E' da lì che nasce in lui la convinzione che quell’episodio possa aver segnato in maniera irreversibile tutta la vicenda processuale successiva e che abbia gettato nell’immaginario collettivo e, secondo lui forse anche in parte della Magistratura, il seme della sua colpevolezza.
Dice: “Credo che questo episodio abbia comunque segnato tutto il seguito della vicenda processuale perché devi immaginarti il terremoto: la Procura di Vigevano aveva portato in carcere davanti a tutta Italia un ragazzo di 24 anni e adesso doveva spiegare il perché aveva sbagliato, e con loro anche i RIS di Parma, i quali avevano indotto il Pubblico Ministero a portare in carcere una persona sulla base di una relazione che era sbagliata.”

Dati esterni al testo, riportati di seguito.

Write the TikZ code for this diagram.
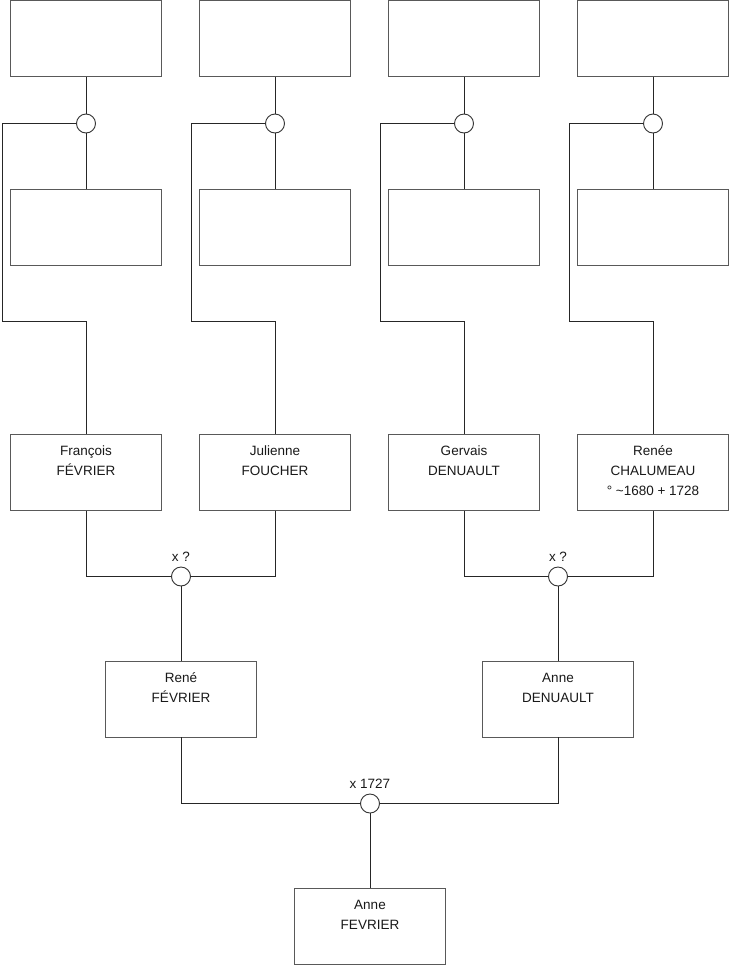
\documentclass[tikz,border=0pt]{standalone}
\usepackage{fontspec}
\setmainfont{Liberation Sans}
\begin{document}
\begin{tikzpicture}[x=1pt,y=-1pt,
  box/.style={draw=black!65,line width=0.9pt,fill=white,minimum width=151pt,minimum height=76pt,inner sep=0pt},
  knot/.style={circle,draw=black!80,line width=0.9pt,fill=white,minimum size=19pt,inner sep=0pt},
  link/.style={draw=black!85,line width=0.9pt},
  txt/.style={anchor=base,inner sep=0pt,font=\fontsize{13.5}{16}\selectfont,text=black!90},
  lbl/.style={anchor=base,inner sep=0pt,font=\fontsize{13.5}{16}\selectfont,text=black!90}]
\useasboundingbox (0,0) rectangle (740,975);
% columns
\foreach \i/\cx in {1/86,2/275,3/464,4/653}{
  \node[box] (t\i) at (\cx,38.5) {};
  \node[box] (m\i) at (\cx,227.5) {};
  \node[box] (b\i) at (\cx,472.5) {};
  \node[knot] (c\i) at (\cx,123.5) {};
  \coordinate (L\i) at (\cx-84,123.5);
  \coordinate (Ld\i) at (\cx-84,321);
  \coordinate (Lr\i) at (\cx,321);
  \path[link] (t\i.south) -- (c\i.north);
  \path[link] (c\i.south) -- (m\i.north);
  \path[link] (c\i.west) -- (L\i) -- (Ld\i) -- (Lr\i) -- (b\i.north);
}
% texts row 3
\node[txt] at ([yshift=-21.5pt]b1.north) {François};
\node[txt] at ([yshift=-41.5pt]b1.north) {FÉVRIER};
\node[txt] at ([yshift=-21.5pt]b2.north) {Julienne};
\node[txt] at ([yshift=-41.5pt]b2.north) {FOUCHER};
\node[txt] at ([yshift=-21.5pt]b3.north) {Gervais};
\node[txt] at ([yshift=-41.5pt]b3.north) {DENUAULT};
\node[txt] at ([yshift=-21.5pt]b4.north) {Renée};
\node[txt] at ([yshift=-41.5pt]b4.north) {CHALUMEAU};
\node[txt] at ([yshift=-61.5pt]b4.north) {° \textasciitilde1680 + 1728};
% marriages row 3
\node[knot] (k1) at (181,576.5) {};
\node[knot] (k2) at (558,576.5) {};
\node[lbl] at ([yshift=5pt]k1.north) {x ?};
\node[lbl] at ([yshift=5pt]k2.north) {x ?};
\path[link] (b1.south) |- (k1.west);
\path[link] (b2.south) |- (k1.east);
\path[link] (b3.south) |- (k2.west);
\path[link] (b4.south) |- (k2.east);
% children
\node[box] (r) at (181,699) {};
\node[box] (a) at (558,699) {};
\node[txt] at ([yshift=-21.5pt]r.north) {René};
\node[txt] at ([yshift=-41.5pt]r.north) {FÉVRIER};
\node[txt] at ([yshift=-21.5pt]a.north) {Anne};
\node[txt] at ([yshift=-41.5pt]a.north) {DENUAULT};
\path[link] (k1.south) -- (r.north);
\path[link] (k2.south) -- (a.north);
% final marriage
\node[knot] (k3) at (370,803.5) {};
\node[lbl] at ([yshift=5pt]k3.north) {x 1727};
\path[link] (r.south) |- (k3.west);
\path[link] (a.south) |- (k3.east);
\node[box] (f) at (370,926) {};
\node[txt] at ([yshift=-21.5pt]f.north) {Anne};
\node[txt] at ([yshift=-41.5pt]f.north) {FEVRIER};
\path[link] (k3.south) -- (f.north);
\end{tikzpicture}
\end{document}
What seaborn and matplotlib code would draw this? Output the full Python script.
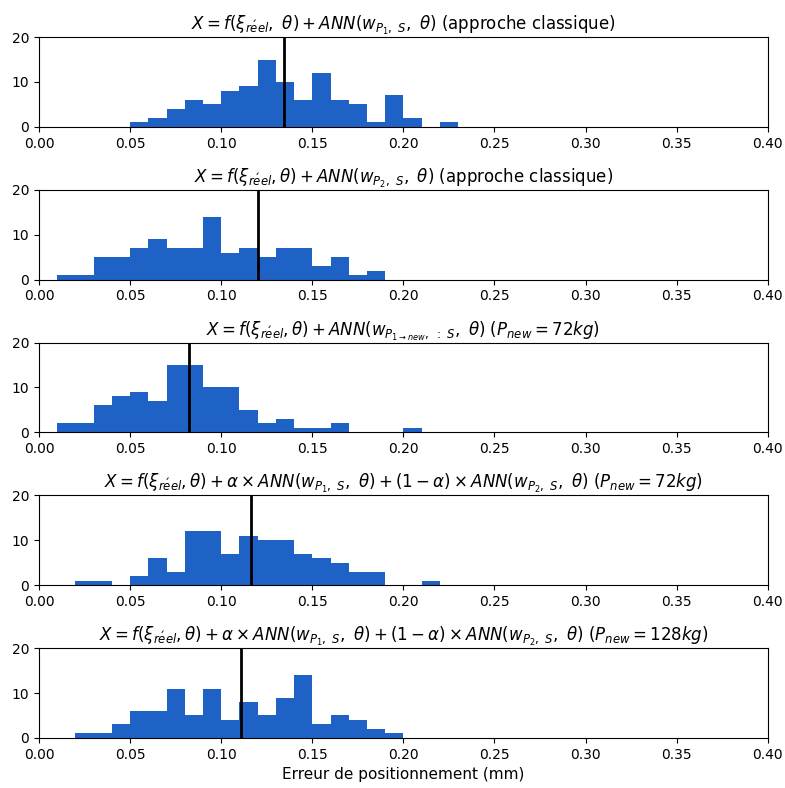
import numpy as np
import pandas as pd
import matplotlib
matplotlib.use("Agg")
import matplotlib.pyplot as plt
import seaborn as sns

# --- data (counts per 0.01 mm bin, starting at bin_start) ---
bin_width = 0.01

counts_p1 = [1, 2, 4, 6, 5, 8, 9, 15, 10, 6, 12, 6, 5, 1, 7, 2, 0, 1]
start_p1 = 0.05
mean_p1 = 0.1344

counts_p2 = [1, 1, 5, 5, 7, 9, 7, 7, 14, 6, 7, 5, 7, 7, 3, 5, 1, 2]
start_p2 = 0.01
mean_p2 = 0.1203

counts_p3 = [2, 2, 6, 8, 9, 7, 15, 15, 10, 10, 5, 2, 3, 1, 1, 2, 0, 0, 0, 1]
start_p3 = 0.01
mean_p3 = 0.0821

counts_p4 = [1, 1, 0, 2, 6, 3, 12, 12, 7, 11, 10, 10, 7, 6, 5, 3, 3, 0, 0, 1]
start_p4 = 0.02
mean_p4 = 0.1161

counts_p5 = [1, 1, 3, 6, 6, 11, 5, 11, 4, 8, 5, 9, 14, 3, 5, 4, 2, 1]
start_p5 = 0.02
mean_p5 = 0.1110

titles = [
    r"$X = f(\xi_{r\acute{e}el},\ \theta) + ANN(w_{P_1,\ S},\ \theta)$ (approche classique)",
    r"$X = f(\xi_{r\acute{e}el}, \theta) + ANN(w_{P_2,\ S},\ \theta)$ (approche classique)",
    r"$X = f(\xi_{r\acute{e}el}, \theta) + ANN(w_{P_{1 \rightarrow new},\ :\ S},\ \theta)$ $(P_{new} = 72kg)$",
    r"$X = f(\xi_{r\acute{e}el}, \theta) + \alpha \times ANN(w_{P_1,\ S},\ \theta) + (1 - \alpha) \times ANN(w_{P_2,\ S},\ \theta)$ $(P_{new} = 72kg)$",
    r"$X = f(\xi_{r\acute{e}el}, \theta) + \alpha \times ANN(w_{P_1,\ S},\ \theta) + (1 - \alpha) \times ANN(w_{P_2,\ S},\ \theta)$ $(P_{new} = 128kg)$",
]

panels = [
    (counts_p1, start_p1, mean_p1),
    (counts_p2, start_p2, mean_p2),
    (counts_p3, start_p3, mean_p3),
    (counts_p4, start_p4, mean_p4),
    (counts_p5, start_p5, mean_p5),
]

bar_color = "#1f62c6"

fig, axes = plt.subplots(5, 1, figsize=(7.85, 7.88), dpi=100)
fig.subplots_adjust(left=0.0497, right=0.978, top=0.953, bottom=0.0635, hspace=0.7)

for ax, (counts, start, mean), title in zip(axes, panels, titles):
    n = len(counts)
    lo, hi = start, round(start + bin_width * n, 4)
    centers = start + bin_width * (np.arange(n) + 0.5)
    df = pd.DataFrame({"err": centers, "n": counts})
    sns.histplot(data=df, x="err", weights="n", bins=n, binrange=(lo, hi), ax=ax,
                 color=bar_color, linewidth=0, alpha=1.0)
    ax.axvline(mean, color="black", linewidth=2)
    ax.set_xlim(0, 0.4)
    ax.set_ylim(0, 20)
    ax.set_yticks([0, 10, 20])
    ticks = np.arange(0, 0.401, 0.05)
    ax.set_xticks(ticks)
    ax.set_xticklabels([f"{t:.2f}" for t in ticks])
    ax.set_ylabel("")
    ax.set_xlabel("")
    ax.set_title(title, fontsize=12, pad=3)

axes[-1].set_xlabel("Erreur de positionnement (mm)", fontsize=11)

fig.savefig("out.png", dpi=100)
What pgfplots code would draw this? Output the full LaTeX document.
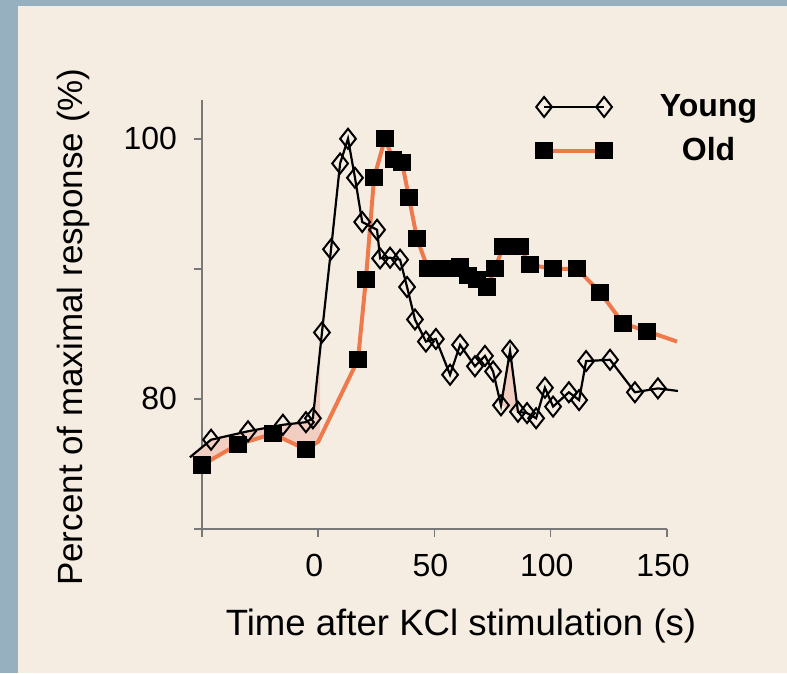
\documentclass[border=0pt]{standalone}
\usepackage{pgfplots}
\pgfplotsset{compat=1.18}
\usepgfplotslibrary{fillbetween}
\usepackage{fontspec}
\setmainfont{Liberation Sans}
\definecolor{bgblue}{RGB}{151,176,192}
\definecolor{beige}{RGB}{246,237,226}
\definecolor{oldorange}{RGB}{238,122,76}
\definecolor{pinkfill}{RGB}{242,206,194}
\definecolor{axisgray}{RGB}{120,120,120}
\begin{document}
\begin{tikzpicture}
\begin{axis}[
  scale only axis, width=232.5pt, height=214.5pt,
  xmin=-50, xmax=150, ymin=70, ymax=103,
  clip=false, set layers,
  axis lines=left, axis line style={-, axisgray, line width=0.75pt},
  every tick/.style={axisgray, line width=0.75pt},
  tick align=outside, major tick length=4pt,
  xtick={0,50,100,150}, extra x ticks={-50}, extra x tick labels={},
  ytick={80,100}, extra y ticks={70,90}, extra y tick labels={},
  /pgf/number format/assume math mode=true,
  ticklabel style={font=\fontsize{16}{19}\selectfont},
  xticklabel style={yshift=-5pt, xshift=-2pt},
  yticklabel style={xshift=-5pt},
  label style={font=\fontsize{17.5}{21}\selectfont},
  xlabel={Time after KCl stimulation (s)},
  ylabel={Percent of maximal response (\%)},
  xlabel style={at={(axis description cs:0.557,-0.2256)}, anchor=center, font=\fontsize{18.3}{22}\selectfont},
  ylabel style={at={(axis description cs:-0.277,0.47)}, anchor=center},
  legend style={draw=none, fill=none, at={(axis description cs:0.705,1.032)}, anchor=north west,
    font=\bfseries\fontsize{16}{19}\selectfont, row sep=5pt,
    /tikz/every odd column/.append style={column sep=22pt}},
  legend cell align=center,
  legend image code/.code={\draw[#1] plot coordinates {(0pt,0pt) (30pt,0pt)};},
]
\begin{pgfonlayer}{axis background}
\fill[bgblue] (rel axis cs:-0.4344,-0.3372) rectangle (rel axis cs:1.2581,1.2326);
\fill[beige] (rel axis cs:-0.3957,-0.3372) rectangle (rel axis cs:1.2581,1.2186);
\end{pgfonlayer}

\addlegendimage{black, line width=1.1pt, mark=diamond, mark size=5pt, mark options={solid, line width=1pt, xscale=1.05}}
\addlegendentry{Young}
\addlegendimage{oldorange, line width=2pt, mark=square*, mark size=3.3pt, mark options={solid, black, fill=black}}
\addlegendentry{Old}

\addplot[oldorange, line width=2pt, name path=old, forget plot,
  mark=square*, mark size=3.3pt, mark options={solid, black, fill=black},
  mark indices={1,2,3,4,6,7,8,9,10,11,12,13,14,15,16,17,18,19,20,21,22,23,24,25,26,27,28,29}]
coordinates {
(-50,74.9) (-34.5,76.5) (-19.5,77.3) (-5.3,76.1) (0,76.7) (17.1,83.0) (20.5,89.2)
(24.0,97.0) (28.7,100.0) (32.2,98.4) (36.0,98.2) (39.0,95.5) (42.5,92.3)
(47.2,90.0) (52.4,90.0) (57.5,90.0) (61.0,90.2) (64.4,89.5) (68.3,89.15)
(72.6,88.6) (76.0,90.0) (79.5,91.7) (86.8,91.7) (91.1,90.3) (101.0,90.0)
(111.3,90.0) (121.2,88.2) (131.1,85.8) (141.4,85.2) (154.3,84.4)
};

\addplot[draw=none, fill=pinkfill, forget plot] coordinates {(78.6,79.5) (82.5,83.7) (85.9,79.0)} -- cycle;

\addplot[black, line width=1.1pt, name path=young, forget plot,
  mark=diamond, mark size=5pt, mark options={solid, line width=1pt, xscale=1.05},
  mark indices={2,3,4,5,6,7,8,9,10,11,12,13,14,15,16,17,18,19,20,21,22,23,24,25,26,27,28,29,30,31,32,33,34,35,36,37,38}]
coordinates {
(-55.2,75.5) (-46.1,76.85) (-30.2,77.5) (-15.2,78.0) (-5.3,78.2) (-2.3,78.5)
(1.6,85.1) (5.5,91.5) (9.4,98.1) (12.8,100.0) (15.8,97.0) (18.9,93.6)
(25.3,93.0) (26.6,90.8) (30.9,90.85) (35.2,90.7) (38.2,88.6) (41.6,86.1)
(46.3,84.4) (50.6,84.6) (56.7,81.85) (61.0,84.15) (67.4,82.5) (71.7,83.3)
(75.2,82.1) (78.6,79.5) (82.5,83.7) (85.9,79.0) (89.8,78.9) (93.7,78.5)
(97.5,80.85) (101.0,79.4) (107.8,80.5) (112.2,79.9) (115.2,82.9) (125.5,83.0)
(136.2,80.5) (146.1,80.8) (154.7,80.6)
};

\addplot[pinkfill, forget plot] fill between[of=young and old, soft clip={domain=-60:0.8}];
\end{axis}
\end{tikzpicture}
\end{document}
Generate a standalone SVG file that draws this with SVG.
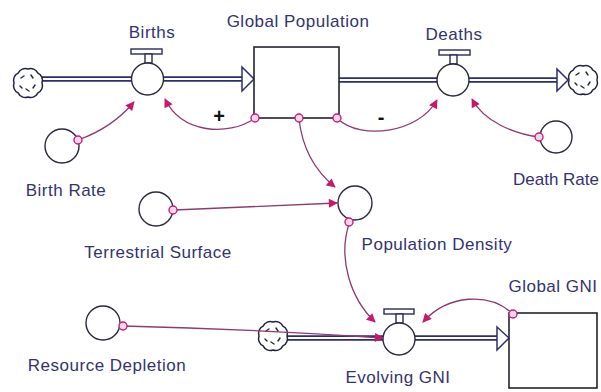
<svg xmlns="http://www.w3.org/2000/svg" xmlns:xlink="http://www.w3.org/1999/xlink" width="601" height="392" viewBox="0 0 601 392">
<style>
.lbl{font-family:"Liberation Sans",Arial,sans-serif;font-size:17px;fill:#33336f;letter-spacing:0.5px;text-anchor:middle}
.sign{font-family:"Liberation Sans",Arial,sans-serif;font-size:20px;font-weight:bold;fill:#111;text-anchor:middle}
.aux{fill:#fff;stroke:#2a2a3a;stroke-width:1.4}
.valve{fill:#fff;stroke:#2a2a3a;stroke-width:1.4}
.vbar{fill:#fff;stroke:#2a2a5a;stroke-width:1.4}
.stock{fill:#fff;stroke:#222233;stroke-width:1.6}
.pipeo{fill:none;stroke:#2e2e6e;stroke-width:5.5}
.pipei{fill:none;stroke:#fff;stroke-width:2.2}
.farrow{fill:#fff;stroke:#2e2e6e;stroke-width:1.5;stroke-linejoin:miter}
.conn{fill:none;stroke:#8e3a6e;stroke-width:1.3}
.dot{fill:#f4d8ea;stroke:#c0207a;stroke-width:1.4}
.cloud{fill:#fff;stroke:#222244;stroke-width:1.5}
.tick{stroke:#222244;stroke-width:1.4;stroke-linecap:round}
</style>
<defs>
<marker id="ah" viewBox="0 0 10 10" refX="9" refY="5" markerWidth="10" markerHeight="9" markerUnits="userSpaceOnUse" orient="auto">
<path d="M0,0 L10,5 L0,10 z" fill="#c8186c"/>
</marker>
<g id="cloudSym">
<path class="cloud" d="M14,0 A8 8 0 0 0 9.9,-9.9 A8 8 0 0 0 0,-14 A8 8 0 0 0 -9.9,-9.9 A8 8 0 0 0 -14,0 A8 8 0 0 0 -9.9,9.9 A8 8 0 0 0 0,14 A8 8 0 0 0 9.9,9.9 A8 8 0 0 0 14,0 Z"/>
<line class="tick" x1="-7" y1="-5" x2="-4" y2="-7"/>
<line class="tick" x1="3" y1="-8" x2="5" y2="-5"/>
<line class="tick" x1="7" y1="2" x2="5" y2="5"/>
<line class="tick" x1="-2" y1="6" x2="1" y2="8"/>
<line class="tick" x1="-8" y1="3" x2="-6" y2="5"/>
</g>
</defs>
<rect width="601" height="392" fill="#fff"/>

<g id="flows">
<path class="pipeo" d="M42,79 L132,79 M163,79 L243,79"/>
<path class="pipei" d="M42,79 L132,79 M163,79 L243,79"/>
<polygon class="farrow" points="242,67 254,79 242,91"/>
<path class="pipeo" d="M339,80 L438,80 M468,80 L557,80"/>
<path class="pipei" d="M339,80 L438,80 M468,80 L557,80"/>
<polygon class="farrow" points="557,69 568,80 557,91"/>
<path class="pipeo" d="M282,338 L384,338 M414,338 L497,338"/>
<path class="pipei" d="M282,338 L384,338 M414,338 L497,338"/>
<polygon class="farrow" points="497,327 509,338 497,350"/>
</g>

<g id="cloud-left"><use xlink:href="#cloudSym" href="#cloudSym" transform="translate(28,83)"/></g>
<g id="cloud-right"><use xlink:href="#cloudSym" href="#cloudSym" transform="translate(583,80)"/></g>
<g id="cloud-gni"><use xlink:href="#cloudSym" href="#cloudSym" transform="translate(273,336)"/></g>

<g id="global-population">
<rect class="stock" x="254" y="47" width="85" height="71"/>
<text class="lbl" x="298" y="27">Global Population</text>
</g>

<g id="births">
<rect class="vbar" x="131" y="49" width="31" height="5"/>
<rect class="vbar" x="145" y="54" width="7" height="9"/>
<circle class="valve" cx="147.5" cy="79" r="16"/>
<text class="lbl" x="152" y="38">Births</text>
</g>

<g id="deaths">
<rect class="vbar" x="439" y="50" width="31" height="5"/>
<rect class="vbar" x="450" y="55" width="7" height="9"/>
<circle class="valve" cx="453" cy="80" r="16"/>
<text class="lbl" x="454" y="40">Deaths</text>
</g>

<g id="evolving-gni">
<rect class="vbar" x="384" y="309" width="30" height="5"/>
<rect class="vbar" x="396" y="314" width="7" height="9"/>
<circle class="valve" cx="399" cy="339" r="16"/>
<text class="lbl" x="398" y="383">Evolving GNI</text>
</g>

<g id="global-gni">
<rect class="stock" x="509" y="313" width="88" height="75"/>
<text class="lbl" x="553" y="292">Global GNI</text>
</g>

<g id="birth-rate">
<circle class="aux" cx="62" cy="146" r="17"/>
<text class="lbl" x="66" y="196">Birth Rate</text>
</g>

<g id="death-rate">
<circle class="aux" cx="556" cy="137" r="16"/>
<text class="lbl" x="599" y="185" style="text-anchor:end;letter-spacing:0">Death Rate</text>
</g>

<g id="terrestrial-surface">
<circle class="aux" cx="156" cy="209" r="17"/>
<text class="lbl" x="158" y="258">Terrestrial Surface</text>
</g>

<g id="population-density">
<circle class="aux" cx="355" cy="203" r="17"/>
<text class="lbl" x="437" y="250">Population Density</text>
</g>

<g id="resource-depletion">
<circle class="aux" cx="103" cy="323" r="17"/>
<text class="lbl" x="107" y="371">Resource Depletion</text>
</g>

<g id="connectors">
<path class="conn" d="M78,140 Q112,128 134,102" marker-end="url(#ah)"/>
<path class="conn" d="M254,119 C228,136 182,134 165,99" marker-end="url(#ah)"/>
<path class="conn" d="M338,119 C360,140 418,134 437,100" marker-end="url(#ah)"/>
<path class="conn" d="M539,137 C515,134 484,122 472,99" marker-end="url(#ah)"/>
<path class="conn" d="M299,119 C302,146 314,170 335,187" marker-end="url(#ah)"/>
<path class="conn" d="M174,210 L337,203" marker-end="url(#ah)"/>
<path class="conn" d="M349,224 C338,258 350,298 375,322" marker-end="url(#ah)"/>
<path class="conn" d="M513,314 C490,292 448,294 423,322" marker-end="url(#ah)"/>
<path class="conn" d="M123,326 Q250,329 383,338" marker-end="url(#ah)"/>
<circle class="dot" cx="78" cy="140" r="4"/>
<circle class="dot" cx="539" cy="137" r="4"/>
<circle class="dot" cx="173" cy="210" r="4"/>
<circle class="dot" cx="123" cy="326" r="4"/>
<circle class="dot" cx="255" cy="118" r="4"/>
<circle class="dot" cx="299" cy="118" r="4"/>
<circle class="dot" cx="337" cy="118" r="4"/>
<circle class="dot" cx="349" cy="222" r="4"/>
<circle class="dot" cx="513" cy="314" r="4"/>
<text class="sign" x="219" y="123">+</text>
<text class="sign" x="381" y="124">-</text>
</g>
</svg>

Infine, in merito alle indagini, afferma: “Sono passati 15 anni ma in quegli anni i RIS di Parma erano un po' mitizzati. [...] Non si trattava più di svolgere un’indagine ma si trattava di salvare la propria carriera, la propria reputazione. Questo poi ha comportato tutta una serie di conseguenze di inezie, di incapacità di tornare indietro, non so se mi spiego. Per ammettere i propri sbagli bisogna avere coraggio, carattere".